### What the exercise asks
Omit any picture, and return the remaining data exactly as written.

---- Data

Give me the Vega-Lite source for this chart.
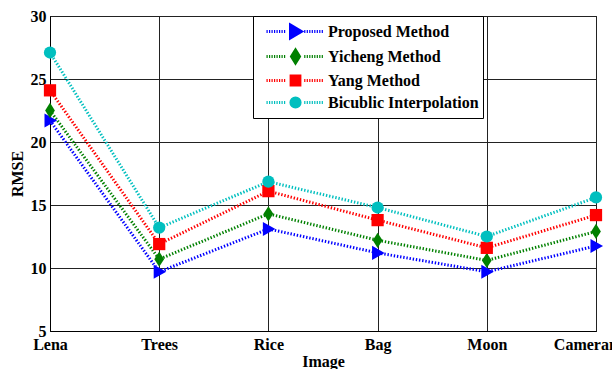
{
  "$schema": "https://vega.github.io/schema/vega-lite/v6.json",
  "width": 546,
  "height": 315,
  "autosize": {"type": "none"},
  "padding": {"left": 50, "top": 16, "right": 16, "bottom": 38},
  "background": "white",
  "data": {"values": [
    {"image": "Lena", "method": "Proposed Method", "rmse": 21.7},
    {"image": "Trees", "method": "Proposed Method", "rmse": 9.7},
    {"image": "Rice", "method": "Proposed Method", "rmse": 13.1},
    {"image": "Bag", "method": "Proposed Method", "rmse": 11.2},
    {"image": "Moon", "method": "Proposed Method", "rmse": 9.7},
    {"image": "Cameraman", "method": "Proposed Method", "rmse": 11.75},
    {"image": "Lena", "method": "Yicheng Method", "rmse": 22.5},
    {"image": "Trees", "method": "Yicheng Method", "rmse": 10.7},
    {"image": "Rice", "method": "Yicheng Method", "rmse": 14.3},
    {"image": "Bag", "method": "Yicheng Method", "rmse": 12.2},
    {"image": "Moon", "method": "Yicheng Method", "rmse": 10.6},
    {"image": "Cameraman", "method": "Yicheng Method", "rmse": 12.9},
    {"image": "Lena", "method": "Yang Method", "rmse": 24.1},
    {"image": "Trees", "method": "Yang Method", "rmse": 11.9},
    {"image": "Rice", "method": "Yang Method", "rmse": 16.1},
    {"image": "Bag", "method": "Yang Method", "rmse": 13.8},
    {"image": "Moon", "method": "Yang Method", "rmse": 11.6},
    {"image": "Cameraman", "method": "Yang Method", "rmse": 14.2},
    {"image": "Lena", "method": "Bicublic Interpolation", "rmse": 27.1},
    {"image": "Trees", "method": "Bicublic Interpolation", "rmse": 13.2},
    {"image": "Rice", "method": "Bicublic Interpolation", "rmse": 16.85},
    {"image": "Bag", "method": "Bicublic Interpolation", "rmse": 14.8},
    {"image": "Moon", "method": "Bicublic Interpolation", "rmse": 12.5},
    {"image": "Cameraman", "method": "Bicublic Interpolation", "rmse": 15.6}
  ]},
  "encoding": {
    "x": {
      "field": "image", "type": "nominal",
      "sort": ["Lena", "Trees", "Rice", "Bag", "Moon", "Cameraman"],
      "scale": {"type": "point", "padding": 0},
      "axis": {"title": "Image", "labelAngle": 0, "grid": true, "ticks": false, "labelPadding": 5, "titlePadding": 1}
    },
    "y": {
      "field": "rmse", "type": "quantitative",
      "scale": {"domain": [5, 30], "nice": false, "zero": false},
      "axis": {"title": "RMSE", "values": [5, 10, 15, 20, 25, 30], "grid": true, "ticks": false, "labelPadding": 4, "titlePadding": 5}
    },
    "color": {
      "field": "method", "type": "nominal",
      "sort": ["Proposed Method", "Yicheng Method", "Yang Method", "Bicublic Interpolation"],
      "scale": {
        "domain": ["Proposed Method", "Yicheng Method", "Yang Method", "Bicublic Interpolation"],
        "range": ["#0000ff", "#008000", "#ff0000", "#00bfbf"]
      }
    }
  },
  "resolve": {"scale": {"shape": "independent"}, "legend": {"shape": "independent"}},
  "layer": [
    {
      "mark": {"type": "line", "strokeWidth": 3, "strokeDash": [1.4, 1.8]},
      "encoding": {
        "color": {
          "field": "method", "type": "nominal",
          "sort": ["Proposed Method", "Yicheng Method", "Yang Method", "Bicublic Interpolation"],
          "scale": {
            "domain": ["Proposed Method", "Yicheng Method", "Yang Method", "Bicublic Interpolation"],
            "range": ["#0000ff", "#008000", "#ff0000", "#00bfbf"]
          },
          "legend": {
            "title": null,
            "orient": "none",
            "legendX": 203,
            "legendY": 0,
            "padding": 4,
            "strokeColor": "black",
            "fillColor": "white",
            "symbolSize": 400,
            "symbolStrokeWidth": 3,
            "symbolOffset": 27,
            "labelOffset": 21,
            "labelExpr": "datum.label + '\u2002'",
            "rowPadding": 0,
            "labelFont": "Liberation Serif",
            "labelFontWeight": "bold",
            "labelFontSize": 16,
            "labelColor": "black",
            "encode": {
              "symbols": {
                "update": {
                  "shape": {"signal": "datum.value === 'Proposed Method' ? 'M-2.9,0h0.12M-2.65,0h0.12M-2.4,0h0.12M-2.15,0h0.12M-1.9,0h0.12M-1.65,0h0.12M-1.4,0h0.12M-1.15,0h0.12M0.87,0h0.12M1.12,0h0.12M1.37,0h0.12M1.62,0h0.12M1.87,0h0.12M2.12,0h0.12M2.37,0h0.12M2.62,0h0.12M-0.5,-0.64L0.58,0L-0.5,0.64Z' : datum.value === 'Yicheng Method' ? 'M-2.9,0h0.12M-2.65,0h0.12M-2.4,0h0.12M-2.15,0h0.12M-1.9,0h0.12M-1.65,0h0.12M-1.4,0h0.12M-1.15,0h0.12M0.87,0h0.12M1.12,0h0.12M1.37,0h0.12M1.62,0h0.12M1.87,0h0.12M2.12,0h0.12M2.37,0h0.12M2.62,0h0.12M0,-0.64L0.4,0L0,0.64L-0.4,0Z' : datum.value === 'Yang Method' ? 'M-2.9,0h0.12M-2.65,0h0.12M-2.4,0h0.12M-2.15,0h0.12M-1.9,0h0.12M-1.65,0h0.12M-1.4,0h0.12M-1.15,0h0.12M0.87,0h0.12M1.12,0h0.12M1.37,0h0.12M1.62,0h0.12M1.87,0h0.12M2.12,0h0.12M2.37,0h0.12M2.62,0h0.12M-0.44,-0.44H0.44V0.44H-0.44Z' : 'M-2.9,0h0.12M-2.65,0h0.12M-2.4,0h0.12M-2.15,0h0.12M-1.9,0h0.12M-1.65,0h0.12M-1.4,0h0.12M-1.15,0h0.12M0.87,0h0.12M1.12,0h0.12M1.37,0h0.12M1.62,0h0.12M1.87,0h0.12M2.12,0h0.12M2.37,0h0.12M2.62,0h0.12M-0.46,0A0.46,0.46 0 1,0 0.46,0A0.46,0.46 0 1,0 -0.46,0Z'"},
                  "fill": {"scale": "color", "field": "value"},
                  "stroke": {"scale": "color", "field": "value"},
                  "strokeWidth": {"value": 3},
                  "strokeDash": {"value": []},
                  "size": {"value": 400},
                  "opacity": {"value": 1}
                }
              }
            }
          }
        }
      }
    },
    {
      "mark": {"type": "point", "filled": true, "opacity": 1, "size": 150},
      "encoding": {
        "shape": {
          "field": "method", "type": "nominal",
          "scale": {
            "domain": ["Proposed Method", "Yicheng Method", "Yang Method", "Bicublic Interpolation"],
            "range": ["M-0.9,-1.15L1.15,0L-0.9,1.15Z", "M0,-1.25L0.8,0L0,1.25L-0.8,0Z", "square", "circle"]
          },
          "legend": null
        }
      }
    }
  ],
  "config": {
    "view": {"stroke": "black", "strokeWidth": 1},
    "axis": {
      "domainColor": "black",
      "gridColor": "#222",
      "gridWidth": 1,
      "gridOpacity": 1,
      "labelFont": "Liberation Serif",
      "labelFontWeight": "bold",
      "labelFontSize": 16,
      "labelColor": "black",
      "titleFont": "Liberation Serif",
      "titleFontWeight": "bold",
      "titleFontSize": 16,
      "titleColor": "black"
    }
  }
}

--------

### Complete answer
Give me the Vega-Lite source for this chart.
{
  "$schema": "https://vega.github.io/schema/vega-lite/v6.json",
  "width": 546,
  "height": 315,
  "autosize": {"type": "none"},
  "padding": {"left": 50, "top": 16, "right": 16, "bottom": 38},
  "background": "white",
  "data": {"values": [
    {"image": "Lena", "method": "Proposed Method", "rmse": 21.7},
    {"image": "Trees", "method": "Proposed Method", "rmse": 9.7},
    {"image": "Rice", "method": "Proposed Method", "rmse": 13.1},
    {"image": "Bag", "method": "Proposed Method", "rmse": 11.2},
    {"image": "Moon", "method": "Proposed Method", "rmse": 9.7},
    {"image": "Cameraman", "method": "Proposed Method", "rmse": 11.75},
    {"image": "Lena", "method": "Yicheng Method", "rmse": 22.5},
    {"image": "Trees", "method": "Yicheng Method", "rmse": 10.7},
    {"image": "Rice", "method": "Yicheng Method", "rmse": 14.3},
    {"image": "Bag", "method": "Yicheng Method", "rmse": 12.2},
    {"image": "Moon", "method": "Yicheng Method", "rmse": 10.6},
    {"image": "Cameraman", "method": "Yicheng Method", "rmse": 12.9},
    {"image": "Lena", "method": "Yang Method", "rmse": 24.1},
    {"image": "Trees", "method": "Yang Method", "rmse": 11.9},
    {"image": "Rice", "method": "Yang Method", "rmse": 16.1},
    {"image": "Bag", "method": "Yang Method", "rmse": 13.8},
    {"image": "Moon", "method": "Yang Method", "rmse": 11.6},
    {"image": "Cameraman", "method": "Yang Method", "rmse": 14.2},
    {"image": "Lena", "method": "Bicublic Interpolation", "rmse": 27.1},
    {"image": "Trees", "method": "Bicublic Interpolation", "rmse": 13.2},
    {"image": "Rice", "method": "Bicublic Interpolation", "rmse": 16.85},
    {"image": "Bag", "method": "Bicublic Interpolation", "rmse": 14.8},
    {"image": "Moon", "method": "Bicublic Interpolation", "rmse": 12.5},
    {"image": "Cameraman", "method": "Bicublic Interpolation", "rmse": 15.6}
  ]},
  "encoding": {
    "x": {
      "field": "image", "type": "nominal",
      "sort": ["Lena", "Trees", "Rice", "Bag", "Moon", "Cameraman"],
      "scale": {"type": "point", "padding": 0},
      "axis": {"title": "Image", "labelAngle": 0, "grid": true, "ticks": false, "labelPadding": 5, "titlePadding": 1}
    },
    "y": {
      "field": "rmse", "type": "quantitative",
      "scale": {"domain": [5, 30], "nice": false, "zero": false},
      "axis": {"title": "RMSE", "values": [5, 10, 15, 20, 25, 30], "grid": true, "ticks": false, "labelPadding": 4, "titlePadding": 5}
    },
    "color": {
      "field": "method", "type": "nominal",
      "sort": ["Proposed Method", "Yicheng Method", "Yang Method", "Bicublic Interpolation"],
      "scale": {
        "domain": ["Proposed Method", "Yicheng Method", "Yang Method", "Bicublic Interpolation"],
        "range": ["#0000ff", "#008000", "#ff0000", "#00bfbf"]
      }
    }
  },
  "resolve": {"scale": {"shape": "independent"}, "legend": {"shape": "independent"}},
  "layer": [
    {
      "mark": {"type": "line", "strokeWidth": 3, "strokeDash": [1.4, 1.8]},
      "encoding": {
        "color": {
          "field": "method", "type": "nominal",
          "sort": ["Proposed Method", "Yicheng Method", "Yang Method", "Bicublic Interpolation"],
          "scale": {
            "domain": ["Proposed Method", "Yicheng Method", "Yang Method", "Bicublic Interpolation"],
            "range": ["#0000ff", "#008000", "#ff0000", "#00bfbf"]
          },
          "legend": {
            "title": null,
            "orient": "none",
            "legendX": 203,
            "legendY": 0,
            "padding": 4,
            "strokeColor": "black",
            "fillColor": "white",
            "symbolSize": 400,
            "symbolStrokeWidth": 3,
            "symbolOffset": 27,
            "labelOffset": 21,
            "labelExpr": "datum.label + '\u2002'",
            "rowPadding": 0,
            "labelFont": "Liberation Serif",
            "labelFontWeight": "bold",
            "labelFontSize": 16,
            "labelColor": "black",
            "encode": {
              "symbols": {
                "update": {
                  "shape": {"signal": "datum.value === 'Proposed Method' ? 'M-2.9,0h0.12M-2.65,0h0.12M-2.4,0h0.12M-2.15,0h0.12M-1.9,0h0.12M-1.65,0h0.12M-1.4,0h0.12M-1.15,0h0.12M0.87,0h0.12M1.12,0h0.12M1.37,0h0.12M1.62,0h0.12M1.87,0h0.12M2.12,0h0.12M2.37,0h0.12M2.62,0h0.12M-0.5,-0.64L0.58,0L-0.5,0.64Z' : datum.value === 'Yicheng Method' ? 'M-2.9,0h0.12M-2.65,0h0.12M-2.4,0h0.12M-2.15,0h0.12M-1.9,0h0.12M-1.65,0h0.12M-1.4,0h0.12M-1.15,0h0.12M0.87,0h0.12M1.12,0h0.12M1.37,0h0.12M1.62,0h0.12M1.87,0h0.12M2.12,0h0.12M2.37,0h0.12M2.62,0h0.12M0,-0.64L0.4,0L0,0.64L-0.4,0Z' : datum.value === 'Yang Method' ? 'M-2.9,0h0.12M-2.65,0h0.12M-2.4,0h0.12M-2.15,0h0.12M-1.9,0h0.12M-1.65,0h0.12M-1.4,0h0.12M-1.15,0h0.12M0.87,0h0.12M1.12,0h0.12M1.37,0h0.12M1.62,0h0.12M1.87,0h0.12M2.12,0h0.12M2.37,0h0.12M2.62,0h0.12M-0.44,-0.44H0.44V0.44H-0.44Z' : 'M-2.9,0h0.12M-2.65,0h0.12M-2.4,0h0.12M-2.15,0h0.12M-1.9,0h0.12M-1.65,0h0.12M-1.4,0h0.12M-1.15,0h0.12M0.87,0h0.12M1.12,0h0.12M1.37,0h0.12M1.62,0h0.12M1.87,0h0.12M2.12,0h0.12M2.37,0h0.12M2.62,0h0.12M-0.46,0A0.46,0.46 0 1,0 0.46,0A0.46,0.46 0 1,0 -0.46,0Z'"},
                  "fill": {"scale": "color", "field": "value"},
                  "stroke": {"scale": "color", "field": "value"},
                  "strokeWidth": {"value": 3},
                  "strokeDash": {"value": []},
                  "size": {"value": 400},
                  "opacity": {"value": 1}
                }
              }
            }
          }
        }
      }
    },
    {
      "mark": {"type": "point", "filled": true, "opacity": 1, "size": 150},
      "encoding": {
        "shape": {
          "field": "method", "type": "nominal",
          "scale": {
            "domain": ["Proposed Method", "Yicheng Method", "Yang Method", "Bicublic Interpolation"],
            "range": ["M-0.9,-1.15L1.15,0L-0.9,1.15Z", "M0,-1.25L0.8,0L0,1.25L-0.8,0Z", "square", "circle"]
          },
          "legend": null
        }
      }
    }
  ],
  "config": {
    "view": {"stroke": "black", "strokeWidth": 1},
    "axis": {
      "domainColor": "black",
      "gridColor": "#222",
      "gridWidth": 1,
      "gridOpacity": 1,
      "labelFont": "Liberation Serif",
      "labelFontWeight": "bold",
      "labelFontSize": 16,
      "labelColor": "black",
      "titleFont": "Liberation Serif",
      "titleFontWeight": "bold",
      "titleFontSize": 16,
      "titleColor": "black"
    }
  }
}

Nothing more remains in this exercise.